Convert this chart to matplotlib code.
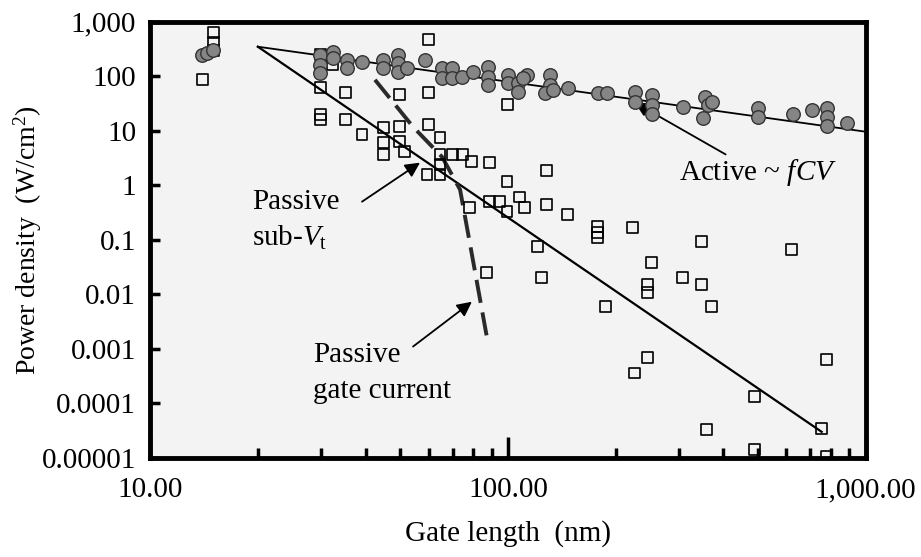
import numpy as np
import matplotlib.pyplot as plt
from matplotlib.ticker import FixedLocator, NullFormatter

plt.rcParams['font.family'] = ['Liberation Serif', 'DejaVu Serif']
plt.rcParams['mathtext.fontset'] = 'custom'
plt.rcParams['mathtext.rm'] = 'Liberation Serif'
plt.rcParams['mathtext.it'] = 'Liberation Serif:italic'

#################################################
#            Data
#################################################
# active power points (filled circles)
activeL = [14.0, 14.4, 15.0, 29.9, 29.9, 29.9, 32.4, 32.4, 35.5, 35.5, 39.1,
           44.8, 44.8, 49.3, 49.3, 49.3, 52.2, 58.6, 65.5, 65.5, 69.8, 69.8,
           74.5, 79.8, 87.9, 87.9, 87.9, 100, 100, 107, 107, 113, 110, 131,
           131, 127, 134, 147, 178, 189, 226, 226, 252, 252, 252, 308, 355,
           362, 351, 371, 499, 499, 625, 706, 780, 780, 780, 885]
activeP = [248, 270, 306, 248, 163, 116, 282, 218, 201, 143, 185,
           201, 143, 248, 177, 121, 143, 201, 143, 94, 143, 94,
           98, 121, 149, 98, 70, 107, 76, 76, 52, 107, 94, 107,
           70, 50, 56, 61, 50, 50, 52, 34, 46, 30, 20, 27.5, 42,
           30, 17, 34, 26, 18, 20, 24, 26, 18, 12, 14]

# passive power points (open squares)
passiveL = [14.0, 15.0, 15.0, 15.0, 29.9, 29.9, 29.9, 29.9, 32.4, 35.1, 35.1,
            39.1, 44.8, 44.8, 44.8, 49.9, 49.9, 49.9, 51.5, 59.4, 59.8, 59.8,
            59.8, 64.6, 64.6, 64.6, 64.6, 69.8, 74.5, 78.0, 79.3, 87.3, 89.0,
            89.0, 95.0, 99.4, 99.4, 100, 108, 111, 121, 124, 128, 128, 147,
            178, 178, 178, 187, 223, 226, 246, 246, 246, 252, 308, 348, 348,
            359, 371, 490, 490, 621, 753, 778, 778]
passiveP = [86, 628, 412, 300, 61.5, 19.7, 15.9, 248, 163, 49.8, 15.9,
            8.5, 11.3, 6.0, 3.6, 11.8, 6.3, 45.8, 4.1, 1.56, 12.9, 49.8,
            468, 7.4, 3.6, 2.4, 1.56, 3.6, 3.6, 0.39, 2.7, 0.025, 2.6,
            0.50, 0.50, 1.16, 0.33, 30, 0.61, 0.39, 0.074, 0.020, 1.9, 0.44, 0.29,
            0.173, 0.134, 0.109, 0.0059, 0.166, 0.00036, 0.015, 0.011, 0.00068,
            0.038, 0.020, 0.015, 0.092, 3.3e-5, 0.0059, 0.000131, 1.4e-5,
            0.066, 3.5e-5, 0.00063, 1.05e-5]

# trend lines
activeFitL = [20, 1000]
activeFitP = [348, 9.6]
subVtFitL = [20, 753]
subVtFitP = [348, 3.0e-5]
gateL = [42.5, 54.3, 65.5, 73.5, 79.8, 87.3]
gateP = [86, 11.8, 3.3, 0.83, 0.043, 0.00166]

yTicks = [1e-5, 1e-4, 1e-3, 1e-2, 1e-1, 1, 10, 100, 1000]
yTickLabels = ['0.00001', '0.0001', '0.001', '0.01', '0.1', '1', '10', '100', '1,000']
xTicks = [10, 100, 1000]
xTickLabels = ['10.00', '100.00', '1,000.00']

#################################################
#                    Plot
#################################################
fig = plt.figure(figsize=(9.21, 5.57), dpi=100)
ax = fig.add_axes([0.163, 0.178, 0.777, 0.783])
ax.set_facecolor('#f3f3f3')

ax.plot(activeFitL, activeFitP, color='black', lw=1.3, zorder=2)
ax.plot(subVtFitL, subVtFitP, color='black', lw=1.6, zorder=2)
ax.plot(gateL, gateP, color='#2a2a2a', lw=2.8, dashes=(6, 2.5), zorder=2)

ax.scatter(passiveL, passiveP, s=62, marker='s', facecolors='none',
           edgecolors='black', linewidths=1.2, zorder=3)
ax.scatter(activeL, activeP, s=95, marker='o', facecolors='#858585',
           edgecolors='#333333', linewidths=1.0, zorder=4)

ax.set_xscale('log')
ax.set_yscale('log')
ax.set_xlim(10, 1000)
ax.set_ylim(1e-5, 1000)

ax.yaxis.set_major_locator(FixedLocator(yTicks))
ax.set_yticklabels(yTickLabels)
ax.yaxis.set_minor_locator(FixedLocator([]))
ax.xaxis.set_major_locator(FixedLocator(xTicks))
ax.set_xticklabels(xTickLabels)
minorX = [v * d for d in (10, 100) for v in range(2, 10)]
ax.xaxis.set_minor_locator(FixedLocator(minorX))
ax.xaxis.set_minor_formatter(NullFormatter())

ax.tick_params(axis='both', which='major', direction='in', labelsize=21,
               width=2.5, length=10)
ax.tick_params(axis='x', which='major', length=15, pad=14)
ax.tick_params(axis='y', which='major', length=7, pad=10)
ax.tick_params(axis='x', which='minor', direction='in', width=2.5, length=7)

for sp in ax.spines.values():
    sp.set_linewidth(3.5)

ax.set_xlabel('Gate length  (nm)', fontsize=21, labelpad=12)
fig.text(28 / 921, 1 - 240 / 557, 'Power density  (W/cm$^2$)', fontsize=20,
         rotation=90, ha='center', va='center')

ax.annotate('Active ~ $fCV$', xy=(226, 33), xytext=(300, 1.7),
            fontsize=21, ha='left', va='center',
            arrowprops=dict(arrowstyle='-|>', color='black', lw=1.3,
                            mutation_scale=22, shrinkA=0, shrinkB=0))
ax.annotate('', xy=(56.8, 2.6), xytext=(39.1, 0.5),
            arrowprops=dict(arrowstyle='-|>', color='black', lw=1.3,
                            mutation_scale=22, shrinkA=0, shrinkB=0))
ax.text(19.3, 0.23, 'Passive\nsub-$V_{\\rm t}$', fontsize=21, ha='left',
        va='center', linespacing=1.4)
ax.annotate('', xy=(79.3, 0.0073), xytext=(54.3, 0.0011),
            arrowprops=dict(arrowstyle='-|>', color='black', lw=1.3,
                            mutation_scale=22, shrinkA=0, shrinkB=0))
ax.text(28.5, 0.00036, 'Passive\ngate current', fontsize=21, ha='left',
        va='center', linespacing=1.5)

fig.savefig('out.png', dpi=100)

WHAT IS ASKED ->
Copy every line of the data exactly as written, excluding the pictures.

WORKED ANSWER ->
Convert this chart to matplotlib code.
import numpy as np
import matplotlib.pyplot as plt
from matplotlib.ticker import FixedLocator, NullFormatter

plt.rcParams['font.family'] = ['Liberation Serif', 'DejaVu Serif']
plt.rcParams['mathtext.fontset'] = 'custom'
plt.rcParams['mathtext.rm'] = 'Liberation Serif'
plt.rcParams['mathtext.it'] = 'Liberation Serif:italic'

#################################################
#            Data
#################################################
# active power points (filled circles)
activeL = [14.0, 14.4, 15.0, 29.9, 29.9, 29.9, 32.4, 32.4, 35.5, 35.5, 39.1,
           44.8, 44.8, 49.3, 49.3, 49.3, 52.2, 58.6, 65.5, 65.5, 69.8, 69.8,
           74.5, 79.8, 87.9, 87.9, 87.9, 100, 100, 107, 107, 113, 110, 131,
           131, 127, 134, 147, 178, 189, 226, 226, 252, 252, 252, 308, 355,
           362, 351, 371, 499, 499, 625, 706, 780, 780, 780, 885]
activeP = [248, 270, 306, 248, 163, 116, 282, 218, 201, 143, 185,
           201, 143, 248, 177, 121, 143, 201, 143, 94, 143, 94,
           98, 121, 149, 98, 70, 107, 76, 76, 52, 107, 94, 107,
           70, 50, 56, 61, 50, 50, 52, 34, 46, 30, 20, 27.5, 42,
           30, 17, 34, 26, 18, 20, 24, 26, 18, 12, 14]

# passive power points (open squares)
passiveL = [14.0, 15.0, 15.0, 15.0, 29.9, 29.9, 29.9, 29.9, 32.4, 35.1, 35.1,
            39.1, 44.8, 44.8, 44.8, 49.9, 49.9, 49.9, 51.5, 59.4, 59.8, 59.8,
            59.8, 64.6, 64.6, 64.6, 64.6, 69.8, 74.5, 78.0, 79.3, 87.3, 89.0,
            89.0, 95.0, 99.4, 99.4, 100, 108, 111, 121, 124, 128, 128, 147,
            178, 178, 178, 187, 223, 226, 246, 246, 246, 252, 308, 348, 348,
            359, 371, 490, 490, 621, 753, 778, 778]
passiveP = [86, 628, 412, 300, 61.5, 19.7, 15.9, 248, 163, 49.8, 15.9,
            8.5, 11.3, 6.0, 3.6, 11.8, 6.3, 45.8, 4.1, 1.56, 12.9, 49.8,
            468, 7.4, 3.6, 2.4, 1.56, 3.6, 3.6, 0.39, 2.7, 0.025, 2.6,
            0.50, 0.50, 1.16, 0.33, 30, 0.61, 0.39, 0.074, 0.020, 1.9, 0.44, 0.29,
            0.173, 0.134, 0.109, 0.0059, 0.166, 0.00036, 0.015, 0.011, 0.00068,
            0.038, 0.020, 0.015, 0.092, 3.3e-5, 0.0059, 0.000131, 1.4e-5,
            0.066, 3.5e-5, 0.00063, 1.05e-5]

# trend lines
activeFitL = [20, 1000]
activeFitP = [348, 9.6]
subVtFitL = [20, 753]
subVtFitP = [348, 3.0e-5]
gateL = [42.5, 54.3, 65.5, 73.5, 79.8, 87.3]
gateP = [86, 11.8, 3.3, 0.83, 0.043, 0.00166]

yTicks = [1e-5, 1e-4, 1e-3, 1e-2, 1e-1, 1, 10, 100, 1000]
yTickLabels = ['0.00001', '0.0001', '0.001', '0.01', '0.1', '1', '10', '100', '1,000']
xTicks = [10, 100, 1000]
xTickLabels = ['10.00', '100.00', '1,000.00']

#################################################
#                    Plot
#################################################
fig = plt.figure(figsize=(9.21, 5.57), dpi=100)
ax = fig.add_axes([0.163, 0.178, 0.777, 0.783])
ax.set_facecolor('#f3f3f3')

ax.plot(activeFitL, activeFitP, color='black', lw=1.3, zorder=2)
ax.plot(subVtFitL, subVtFitP, color='black', lw=1.6, zorder=2)
ax.plot(gateL, gateP, color='#2a2a2a', lw=2.8, dashes=(6, 2.5), zorder=2)

ax.scatter(passiveL, passiveP, s=62, marker='s', facecolors='none',
           edgecolors='black', linewidths=1.2, zorder=3)
ax.scatter(activeL, activeP, s=95, marker='o', facecolors='#858585',
           edgecolors='#333333', linewidths=1.0, zorder=4)

ax.set_xscale('log')
ax.set_yscale('log')
ax.set_xlim(10, 1000)
ax.set_ylim(1e-5, 1000)

ax.yaxis.set_major_locator(FixedLocator(yTicks))
ax.set_yticklabels(yTickLabels)
ax.yaxis.set_minor_locator(FixedLocator([]))
ax.xaxis.set_major_locator(FixedLocator(xTicks))
ax.set_xticklabels(xTickLabels)
minorX = [v * d for d in (10, 100) for v in range(2, 10)]
ax.xaxis.set_minor_locator(FixedLocator(minorX))
ax.xaxis.set_minor_formatter(NullFormatter())

ax.tick_params(axis='both', which='major', direction='in', labelsize=21,
               width=2.5, length=10)
ax.tick_params(axis='x', which='major', length=15, pad=14)
ax.tick_params(axis='y', which='major', length=7, pad=10)
ax.tick_params(axis='x', which='minor', direction='in', width=2.5, length=7)

for sp in ax.spines.values():
    sp.set_linewidth(3.5)

ax.set_xlabel('Gate length  (nm)', fontsize=21, labelpad=12)
fig.text(28 / 921, 1 - 240 / 557, 'Power density  (W/cm$^2$)', fontsize=20,
         rotation=90, ha='center', va='center')

ax.annotate('Active ~ $fCV$', xy=(226, 33), xytext=(300, 1.7),
            fontsize=21, ha='left', va='center',
            arrowprops=dict(arrowstyle='-|>', color='black', lw=1.3,
                            mutation_scale=22, shrinkA=0, shrinkB=0))
ax.annotate('', xy=(56.8, 2.6), xytext=(39.1, 0.5),
            arrowprops=dict(arrowstyle='-|>', color='black', lw=1.3,
                            mutation_scale=22, shrinkA=0, shrinkB=0))
ax.text(19.3, 0.23, 'Passive\nsub-$V_{\\rm t}$', fontsize=21, ha='left',
        va='center', linespacing=1.4)
ax.annotate('', xy=(79.3, 0.0073), xytext=(54.3, 0.0011),
            arrowprops=dict(arrowstyle='-|>', color='black', lw=1.3,
                            mutation_scale=22, shrinkA=0, shrinkB=0))
ax.text(28.5, 0.00036, 'Passive\ngate current', fontsize=21, ha='left',
        va='center', linespacing=1.5)

fig.savefig('out.png', dpi=100)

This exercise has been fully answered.